2002
Abrir las ventanas de los cielos
septiembre de 2002


Ven y Escucha la Voz de un Profeta

Abrir las ventanas de los cielos

El diezmo es un principio de sacrificio y la llave para abrir las ventanas de los cielos.

De pequeño aprendí una gran lección de fe y de sacrificio cuando trabajaba en la granja de mi abuelo durante la terrible depresión económica de la década de 1930: había vencido el plazo para pagar los impuestos de la granja, y el abuelo, al igual que muchas personas más, no tenía dinero; además, había sequía en la tierra y algunas vacas y caballos morían por falta de pasto y heno.

Un día en que cosechábamos el poco heno que había en el campo, el abuelo nos dijo que arrimáramos la carreta hasta la esquina del campo que tenía el mejor heno, que la llenáramos hasta el tope y que la lleváramos a la oficina de diezmos a fin de pagar su diezmo en especie.

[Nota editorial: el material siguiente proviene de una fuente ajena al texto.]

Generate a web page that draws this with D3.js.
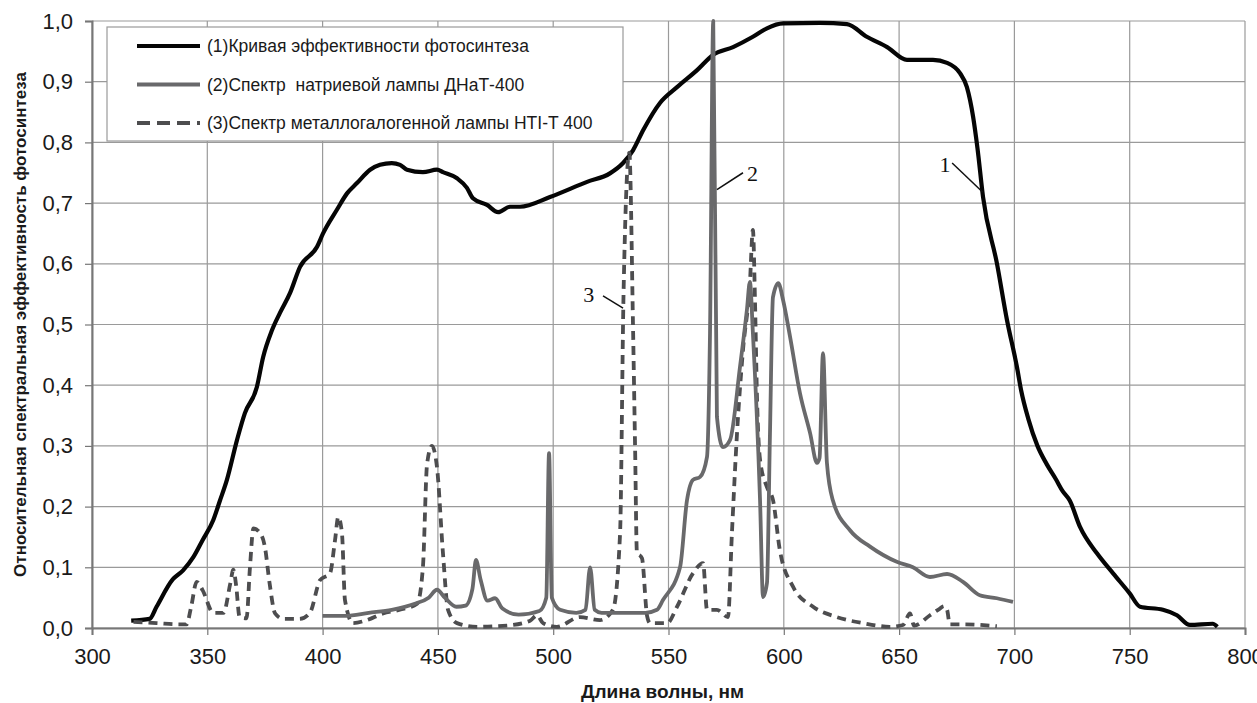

Yo me pregunté cómo podía el abuelo usar el heno para pagar el diezmo cuando algunas de las vacas de las que dependíamos para nuestro sustento quizás murieran de hambre; incluso me pregunté si el Señor esperaba de él tanto sacrificio; pero, con el tiempo, llegué a maravillarme de su gran fe en que el Señor de alguna manera proveería. El legado de fe que dejó a su posteridad fue más grande que el dinero, porque estableció en la mente de sus hijos y de sus nietos que más que nada amaba al Señor y Su santa obra por encima de las cosas terrenales: nunca llegó a ser rico, pero murió en paz con el Señor y consigo mismo.

La ley del diezmo es sencilla: Pagamos anualmente una décima parte de nuestro interés personal, o sea, de nuestros ingresos. Este principio es fundamental para la felicidad y el bienestar personal de los miembros de la Iglesia de todo el mundo, tanto ricos como pobres. El diezmo es un principio de sacrificio y la llave para abrir las ventanas de los cielos.

La máxima ofrenda fue la del Salvador cuando dio Su vida, y ello hace que todos nos preguntemos: “¿Cuántas gotas de sangre derramó por mí?”. Yo testifico que Jesús es el Cristo, el que cura nuestra alma, el Salvador y Redentor del género humano.

Adaptado de un discurso pronunciado en la Conferencia General de octubre de 1998.